Lorsqu’il rencontra Fiammetta qui tenait à Rome une librairie d’antiquariat dont un client-ami était Umberto Eco, sa vie prit un tournant décisif. Sans se poser de question, il s’installa à Rome avec sa compagne. Ils étaient deux à présent à cultiver une passion commune. Il m’avait confié qu’il avait trouvé là une librairie certes florissante mais gérée à l’ancienne. Il entreprit de la faire connaître en Europe et outre Atlantique en éditant des catalogues illustrés des ouvrages proposés à la vente. Le voilà devenu marchand d’art maniant aussi bien le français que l’italien. Ses allers-retours se faisaient désormais entre Rome et Bruxelles.

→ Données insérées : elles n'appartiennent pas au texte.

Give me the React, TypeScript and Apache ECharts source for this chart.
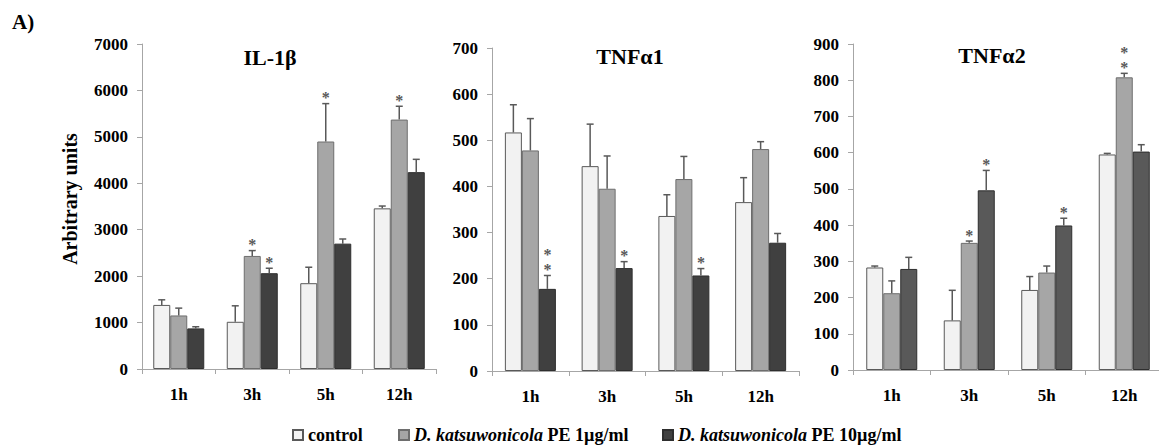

A la retraite de Fiammetta, le couple qui entretemps s’était marié dans une salle du Capitole, une des sept collines de Rome, décida de regagner Bruxelles et Michel, débordant de cette énergie que confère l’amour, entreprit de donner un nouvel élan à la Wittockiana en y multipliant les expositions temporaires consacrées aux arts du livre. C’est à cette occasion que nous nous sommes rencontrés et sommes devenus amis. Lui qui avait voué sa vie au livre, avait une certaine fascination pour ceux qui en écrivaient. La première fois, il me proposa de collaborer à une exposition consacrée au livre d’artistes, la seconde d’assurer avec Jacques Carion le commissariat de l’exposition autour de l’œuvre graphique de Henri Michaux. Lors du vernissage, il déclara que c’était son plus beau cadeau d’anniversaire. Il venait d’avoir quatre-vingts ans. Nous étions tous émus. Personne n’avait vu le temps passer.
Michel craignait qu’avec le temps sa collection se disperse. C’est pourquoi, en accord avec ses enfants, il décida d’en faire don à la Fondation Roi Baudouin afin qu’elle subsiste dans le lieu qu’il avait conçu pour elle. Michel a sans cesse conduit sa vie comme pour accorder le monde à ses désirs. Lorsqu’il a décidé d’y mettre fin, c’est conscient qu’il ne pourrait plus la mener comme il l’avait toujours fait, en pleine possession de ses moyens. Plutôt que de vivre au ralenti, il a préféré saluer ses proches et ses amis d’un ultime geste de la main et d’un regard serein pointé vers le ciel. Si les livres, reliés ou non, existent là-haut, cher Michel, nul doute que tu ne tarderas pas à t’en apercevoir et à nous envoyer des ondes enflammées pour nous en faire part.